Im ersten Verfahren vor dem Amtsgericht Rottweil wies die Frau die Anschuldigungen noch zurück und wollte einen Freispruch erreichen. Sie wurde zu einer Gefängnisstrafe von zwei Jahren und neun Monaten verurteilt. Daher ging sie in Berufung. Jetzt nun aber gestand sie.

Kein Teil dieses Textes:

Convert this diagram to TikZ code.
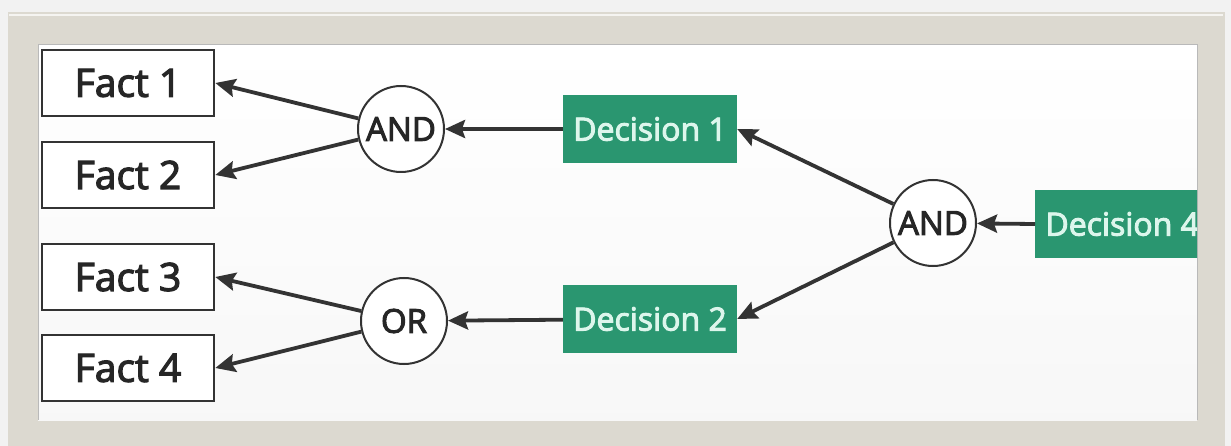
\documentclass[tikz,border=0pt]{standalone}
\usepackage{fontspec}
\setmainfont{Open Sans}
\newfontfamily\heavy{Open Sans}[FakeBold=3]
\usetikzlibrary{arrows.meta}
\definecolor{frame}{HTML}{DCD9D0}
\definecolor{dgreen}{HTML}{2A9670}
\definecolor{mint}{HTML}{DDF6EC}
\definecolor{ink}{HTML}{333333}
\begin{document}
\begin{tikzpicture}[x=1pt,y=-1pt,
  factbox/.style={draw=ink,line width=2.6pt,fill=white,minimum width=172pt,minimum height=66pt,inner sep=0pt,font=\heavy\fontsize{39}{42}\selectfont,text=black!85},
  decbox/.style={fill=dgreen,minimum width=174pt,minimum height=68pt,inner sep=0pt,font=\heavy\fontsize{32}{36}\selectfont,text=mint},
  gate/.style={circle,draw=ink,line width=2pt,fill=white,minimum size=86pt,inner sep=0pt,font=\heavy\fontsize{33}{36}\selectfont,text=black!85},
  conn/.style={draw=ink,line width=3.8pt,-{Stealth[length=20pt,width=18pt,inset=3pt]}}]
\useasboundingbox (0,0) rectangle (1231,446);
\fill[gray!10] (0,0) rectangle (1231,446);
\fill[frame] (8,12) rectangle (1225,446);
\draw[white!70!frame,line width=1.2pt] (9,15) -- (1223,15);
\shade[top color=white,bottom color=gray!6] (38,45) rectangle (1197,420);
\draw[gray!55,line width=1pt] (38,420) -- (38,45) -- (1197,45) -- (1197,420);
\node[factbox] (f1) at (128,83) {Fact 1};
\node[factbox] (f2) at (128,175) {Fact 2};
\node[factbox] (f3) at (128,277) {Fact 3};
\node[factbox] (f4) at (128,368) {Fact 4};
\node[gate] (a1) at (401,129) {AND};
\node[gate] (o1) at (404,321) {OR};
\node[gate] (a2) at (933,223) {AND};
\node[decbox] (d1) at (650,129) {Decision 1};
\node[decbox] (d2) at (650,319) {Decision 2};
\begin{scope}
\clip (38,45) rectangle (1197,420);
\node[decbox,anchor=west] (d4) at (1035,224) {Decision 4};
\end{scope}
\draw[conn] (a1) -- (f1.east);
\draw[conn] (a1) -- (f2.east);
\draw[conn] (o1) -- (f3.east);
\draw[conn] (o1) -- (f4.east);
\draw[conn] (d1) -- (a1);
\draw[conn] (d2) -- (o1);
\draw[conn] (a2) -- (d1.east);
\draw[conn] (a2) -- (d2.east);
\draw[conn] (d4.west) -- (a2);
\end{tikzpicture}
\end{document}
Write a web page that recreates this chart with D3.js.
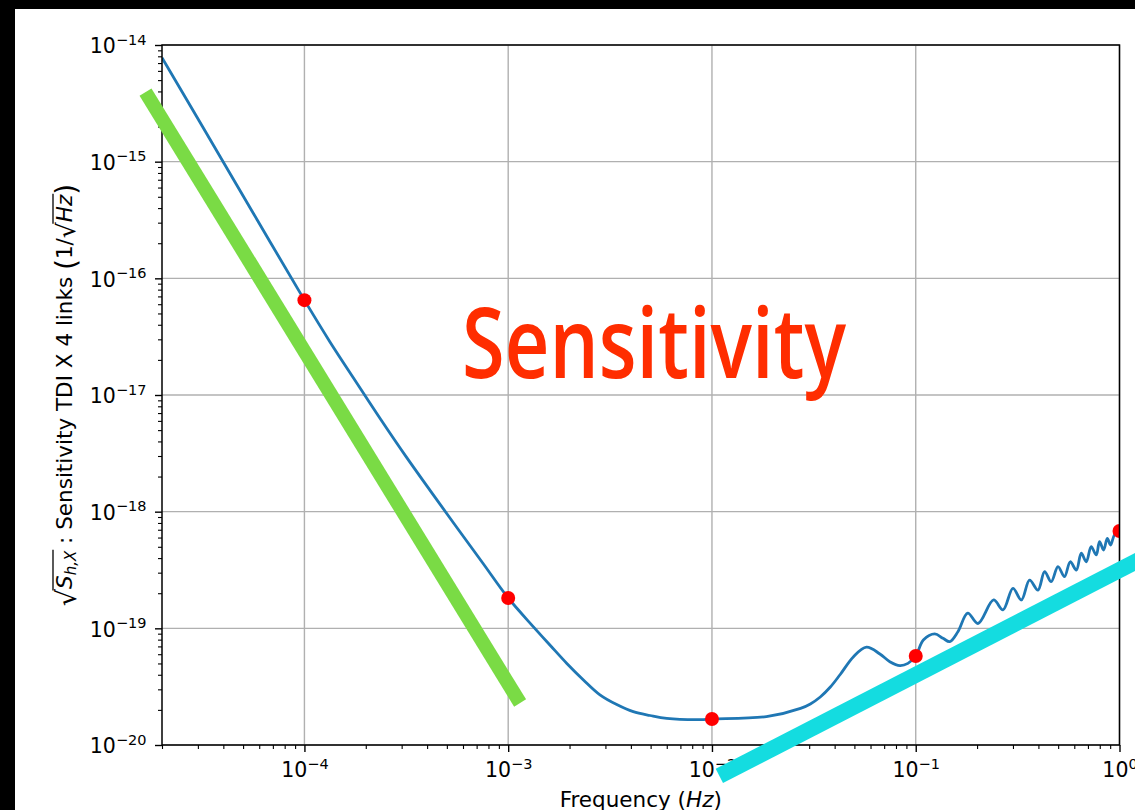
<!DOCTYPE html>
<html><head><meta charset="utf-8">
<script src="https://cdn.jsdelivr.net/npm/d3@7"></script>
<style>body{margin:0;background:#000;} svg{display:block}</style>
</head><body>
<svg id="chart" width="1135" height="810"></svg>
<script>
// ---- data ----
const freqs = [2e-5, 3.16e-5, 5.62e-5, 1e-4, 1.33e-4, 1.78e-4, 2.37e-4, 3.16e-4, 4.22e-4, 5.62e-4,
  7.5e-4, 1e-3, 1.33e-3, 1.61e-3, 1.94e-3, 2.34e-3, 2.82e-3, 3.41e-3, 4.11e-3, 4.97e-3,
  6.0e-3, 8.73e-3, 1e-2, 1.85e-2, 2.72e-2, 3.04e-2, 3.40e-2, 3.81e-2, 4.26e-2, 4.95e-2,
  5.73e-2, 6.67e-2, 7.46e-2, 8.36e-2, 9.16e-2, 0.1, 0.109, 0.124, 0.136, 0.147,
  0.161, 0.180, 0.202, 0.241, 0.268, 0.300, 0.330, 0.362, 0.398, 0.429,
  0.462, 0.499, 0.537, 0.573, 0.614, 0.649, 0.687, 0.726, 0.769, 0.798,
  0.836, 0.871, 0.904, 0.944, 1.0];
const sensitivity = [7.78e-15, 2.0e-15, 3.6e-16, 6.5e-17, 2.88e-17, 1.32e-17, 6.17e-18, 2.95e-18, 1.45e-18, 7.24e-19,
  3.63e-19, 1.82e-19, 1.03e-19, 7.13e-20, 5.0e-20, 3.61e-20, 2.69e-20, 2.22e-20, 1.93e-20, 1.79e-20,
  1.69e-20, 1.65e-20, 1.67e-20, 1.75e-20, 2.06e-20, 2.25e-20, 2.58e-20, 3.14e-20, 4.02e-20, 5.71e-20,
  6.89e-20, 6.03e-20, 5.18e-20, 4.79e-20, 5.01e-20, 5.79e-20, 7.94e-20, 8.95e-20, 8.22e-20, 7.69e-20,
  9.35e-20, 1.35e-19, 1.10e-19, 1.75e-19, 1.44e-19, 2.20e-19, 1.75e-19, 2.59e-19, 2.13e-19, 3.06e-19,
  2.51e-19, 3.38e-19, 2.77e-19, 3.72e-19, 3.16e-19, 4.40e-19, 3.72e-19, 5.01e-19, 4.26e-19, 5.53e-19,
  4.69e-19, 5.90e-19, 5.18e-19, 6.31e-19, 6.82e-19];
const markerFreqs = [1e-4, 1e-3, 1e-2, 1e-1, 1];
const markerValues = [6.5e-17, 1.82e-19, 1.67e-20, 5.79e-20, 6.82e-19];
const greenFreqs = [1.66e-5, 1.144e-3];
const greenValues = [3.95e-15, 2.29e-20];
const cyanFreqs = [1.087e-2, 1.416];
const cyanValues = [5.43e-21, 4.32e-19];
const xTickExps = [-4, -3, -2, -1, 0];
const yTickExps = [-20, -19, -18, -17, -16, -15, -14];
const overlayText = "Sensitivity";
const xLabelParts = ["Frequency (", "Hz", ")"];
const yLabelMain = " : Sensitivity TDI X 4 links ";

// ---- drawing ----
const W = 1135, H = 810;
const L = 162, R = 1119.5, T = 45, B = 745;
const svg = d3.select("#chart");
const FONT = "DejaVu Sans";
const TICK_FS = 20.5, EXP_FS = 14.5, LABEL_FS = 21.5;

svg.append("rect").attr("width", W).attr("height", H).attr("fill", "#000");
svg.append("rect").attr("x", 15).attr("y", 9).attr("width", W - 15).attr("height", H - 9).attr("fill", "#fff");

const x = d3.scaleLog().domain([2e-5, 1]).range([L, R]);
const y = d3.scaleLog().domain([1e-20, 1e-14]).range([B, T]);

svg.append("defs").append("clipPath").attr("id", "clip")
  .append("rect").attr("x", L).attr("y", T).attr("width", R - L).attr("height", B - T);

const xMajor = xTickExps.map(e => Math.pow(10, e));
const yMajor = yTickExps.map(e => Math.pow(10, e));
const isPow10 = v => Math.abs(Math.log10(v) - Math.round(Math.log10(v))) < 1e-9;
const xMinor = x.ticks().filter(v => !isPow10(v));
const yMinor = y.ticks().filter(v => !isPow10(v));

// grid
const grid = svg.append("g").attr("stroke", "#b0b0b0").attr("stroke-width", 1.4);
grid.selectAll(".gx").data(xMajor).join("line")
  .attr("x1", d => x(d)).attr("x2", d => x(d)).attr("y1", T).attr("y2", B);
grid.selectAll(".gy").data(yMajor).join("line")
  .attr("y1", d => y(d)).attr("y2", d => y(d)).attr("x1", L).attr("x2", R);

// curve
const plot = svg.append("g").attr("clip-path", "url(#clip)");
const pts = freqs.map((f, i) => ({f, v: sensitivity[i]}));
plot.append("path").datum(pts)
  .attr("fill", "none").attr("stroke", "#1f77b4").attr("stroke-width", 2.8)
  .attr("stroke-linejoin", "round")
  .attr("d", d3.line().x(d => x(d.f)).y(d => y(d.v)).curve(d3.curveCatmullRom.alpha(0.5)));
plot.selectAll("circle").data(markerFreqs.map((f, i) => ({f, v: markerValues[i]}))).join("circle")
  .attr("cx", d => x(d.f)).attr("cy", d => y(d.v)).attr("r", 7).attr("fill", "#ff0000");

// axes
function styleAxis(g) {
  g.select(".domain").remove();
  g.attr("font-family", FONT).attr("font-size", TICK_FS);
  g.selectAll(".tick line").attr("stroke", "#000");
}
function expLabel(sel, d) {
  sel.append("tspan").text("10");
  sel.append("tspan").attr("dy", -8.5).attr("font-size", EXP_FS)
    .text(String(Math.round(Math.log10(d))).replace("-", "\u2212"));
}
const xAxisMinor = svg.append("g").attr("transform", `translate(0,${B})`)
  .call(d3.axisBottom(x).tickValues(xMinor).tickSize(4).tickFormat(""));
styleAxis(xAxisMinor);
xAxisMinor.selectAll(".tick line").attr("stroke-width", 1.1);
const xAxis = svg.append("g").attr("transform", `translate(0,${B})`)
  .call(d3.axisBottom(x).tickValues(xMajor).tickSize(7));
styleAxis(xAxis);
xAxis.selectAll(".tick line").attr("stroke-width", 1.4);
xAxis.selectAll(".tick text").each(function(d) {
  const t = d3.select(this).text(null).attr("y", 32).attr("dy", null).attr("fill", "#000");
  expLabel(t, d);
});

const yAxisMinor = svg.append("g").attr("transform", `translate(${L},0)`)
  .call(d3.axisLeft(y).tickValues(yMinor).tickSize(4).tickFormat(""));
styleAxis(yAxisMinor);
yAxisMinor.selectAll(".tick line").attr("stroke-width", 1.1);
const yAxis = svg.append("g").attr("transform", `translate(${L},0)`)
  .call(d3.axisLeft(y).tickValues(yMajor).tickSize(7));
styleAxis(yAxis);
yAxis.selectAll(".tick line").attr("stroke-width", 1.4);
yAxis.selectAll(".tick text").each(function(d) {
  const t = d3.select(this).text(null).attr("x", -15.5).attr("y", 7.8).attr("dy", null).attr("fill", "#000");
  expLabel(t, d);
});

// spines
svg.append("rect").attr("x", L).attr("y", T).attr("width", R - L).attr("height", B - T)
  .attr("fill", "none").attr("stroke", "#000").attr("stroke-width", 1.5);

// x label
const xl = svg.append("text").attr("x", (L + R) / 2).attr("y", 807)
  .attr("text-anchor", "middle").attr("font-family", FONT).attr("font-size", LABEL_FS).attr("fill", "#000");
xl.append("tspan").text(xLabelParts[0]);
xl.append("tspan").attr("font-style", "italic").text(xLabelParts[1]);
xl.append("tspan").text(xLabelParts[2]);

// y label (rotated)
const ylOuter = svg.append("g").attr("transform", `translate(72,${(T + B) / 2}) rotate(-90)`);
const ylab = ylOuter.append("g").attr("font-family", FONT).attr("fill", "#000");
const pieces = [
  {t: "\u221A", size: 27, dy: 4},
  {t: "S", size: LABEL_FS, style: "italic", over: "a"},
  {t: "h,X", size: 15, style: "italic", dy: 4, over: "a"},
  {t: yLabelMain, size: LABEL_FS},
  {t: "(", size: 28, dy: 4},
  {t: "1/", size: LABEL_FS},
  {t: "\u221A", size: 25, dy: 3},
  {t: "Hz", size: LABEL_FS, style: "italic", over: "b"},
  {t: ")", size: 28, dy: 4}
];
let cx = 0;
pieces.forEach(p => {
  const t = ylab.append("text").attr("x", cx).attr("y", p.dy || 0)
    .attr("font-size", p.size).attr("font-style", p.style || "normal")
    .attr("xml:space", "preserve").style("white-space", "pre").text(p.t);
  const w = t.node().getComputedTextLength();
  p.x0 = cx; p.x1 = cx + w; cx += w;
});
["a", "b"].forEach(k => {
  const ps = pieces.filter(p => p.over === k);
  ylab.append("line").attr("x1", ps[0].x0 - 1.5).attr("x2", ps[ps.length - 1].x1 + 1)
    .attr("y1", -19).attr("y2", -19).attr("stroke", "#000").attr("stroke-width", 1.3);
});
ylab.attr("transform", `translate(${-cx / 2},0)`);

// overlays
svg.append("line")
  .attr("x1", x(greenFreqs[0])).attr("y1", y(greenValues[0]))
  .attr("x2", x(greenFreqs[1])).attr("y2", y(greenValues[1]))
  .attr("stroke", "#7adb45").attr("stroke-width", 14).attr("stroke-linecap", "butt");
svg.append("line")
  .attr("x1", x(cyanFreqs[0])).attr("y1", y(cyanValues[0]))
  .attr("x2", x(cyanFreqs[1])).attr("y2", y(cyanValues[1]))
  .attr("stroke", "#14dce0").attr("stroke-width", 16).attr("stroke-linecap", "butt");
svg.append("text").attr("x", 462).attr("y", 378)
  .attr("font-family", "Open Sans").attr("font-weight", 600).attr("font-size", 98)
  .attr("fill", "#ff2d00").attr("textLength", 384).attr("lengthAdjust", "spacingAndGlyphs")
  .text(overlayText);
</script>
</body></html>
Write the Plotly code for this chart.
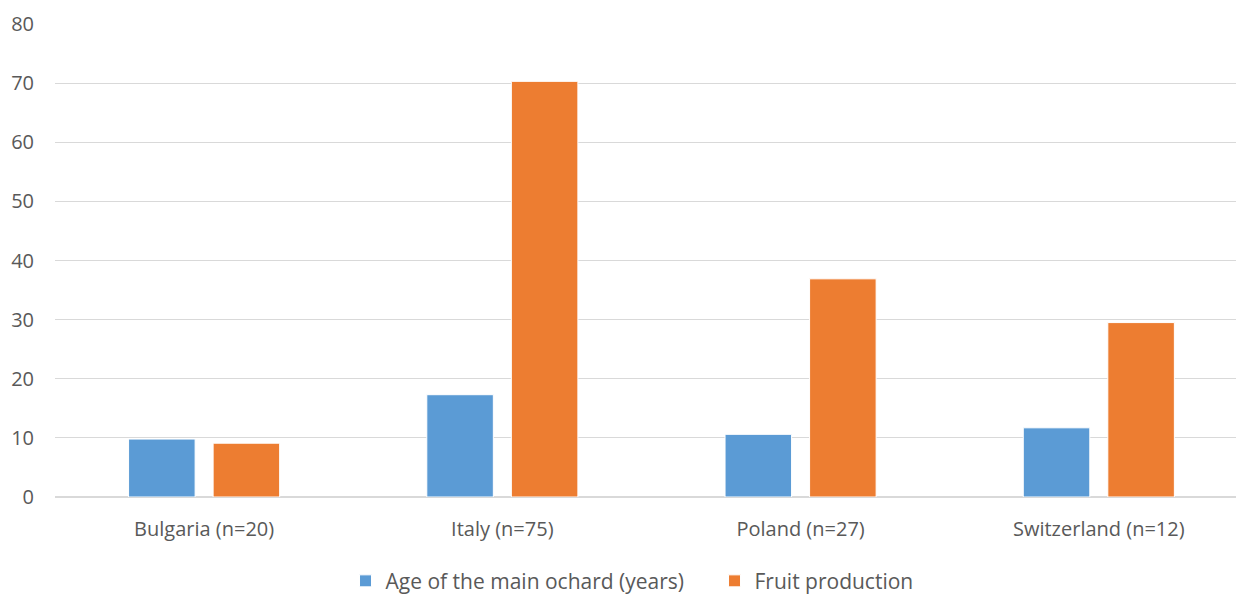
import plotly.graph_objects as go

categories = ["Bulgaria (n=20)", "Italy (n=75)", "Poland (n=27)", "Switzerland (n=12)"]
age_years = [9.8, 17.3, 10.6, 11.7]
fruit_production = [9.1, 70.3, 36.9, 29.5]
series_names = ["Age of the main ochard (years)", "Fruit production"]
y_ticks = [0, 10, 20, 30, 40, 50, 60, 70, 80]

fig = go.Figure()
fig.add_trace(go.Bar(x=categories, y=age_years, name=series_names[0],
                     marker=dict(color="#5B9BD5", line=dict(color="white", width=1))))
fig.add_trace(go.Bar(x=categories, y=fruit_production, name=series_names[1],
                     marker=dict(color="#ED7D31", line=dict(color="white", width=1))))

fig.update_layout(
    width=1237, height=594,
    margin=dict(l=55, r=1, t=24, b=97, autoexpand=False),
    paper_bgcolor="white", plot_bgcolor="white",
    barmode="group", bargap=0.433, bargroupgap=0.213,
    font=dict(family="Open Sans, Liberation Sans, sans-serif", size=20, color="#595959"),
    legend=dict(orientation="h", x=0.246, xanchor="left", y=-0.178, yanchor="middle",
                font=dict(size=21, color="#595959"), itemwidth=30,
                entrywidth=324, entrywidthmode="pixels"),
    showlegend=True,
)
fig.update_yaxes(range=[0, 80], tickvals=y_ticks, showgrid=True, gridcolor="#D9D9D9",
                 gridwidth=1, zeroline=True, zerolinecolor="#D9D9D9", showline=False,
                 ticks="", ticklabelstandoff=20, automargin=False)
fig.update_xaxes(range=[-0.5, 3.46], showgrid=False, showline=False, ticks="",
                 ticklabelstandoff=18, automargin=False)

fig.write_html("out.html")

Das hat mit der Verständigung gleich zu Beginn der Verhandlung zu tun. Dadurch konnte das Verfahren beschleunigt werden. So wurde auch vermieden, dass die früheren Pflegekinder intensiv vernommen werden mussten. Im Gegenzug wurde eine mildere Strafe in Aussicht gestellt. Die Staatsanwaltschaft hatte zwei Jahre gefordert, die Verteidigung ein Jahr und drei Monate.

Kommentar: Leichtfertig

Armin Schulz

Sadistische Ader, Gesamtbild des Quälens: Was sich die Angeklagte in dem Berufungsverfahren vor dem Landgericht Rottweil anhören musste, ist an Deutlichkeit nicht zu überbieten. Das geht unter die Haut. Aber Richter Münzer hat Recht. Auch wenn die Angeklagte die Pflegekinder nicht geschlagen hat, so ist das, was sie den damals Acht- bis Zehnjährigen angetan hat, völlig indiskutabel und gehört bestraft. Man wundert sich, dass die Frau im ersten Verfahren vor dem Amtsgericht die Vorwürfe bestritt. Da war sie schlecht beraten. Das gilt auch für ihre Zeit als Pflegemutter. Wie kann ein Jugendamt auf die Idee kommen, einer einzelnen Frau, die zwar ausgebildete Erzieherin ist, aber sonst keine Erfahrung hat, fünf Vollzeitpflegekinder und zwölf Teilzeitpflegekinder anzuvertrauen? Das kann doch nicht gut gehen. Da hat das Amt leichtfertig gehandelt.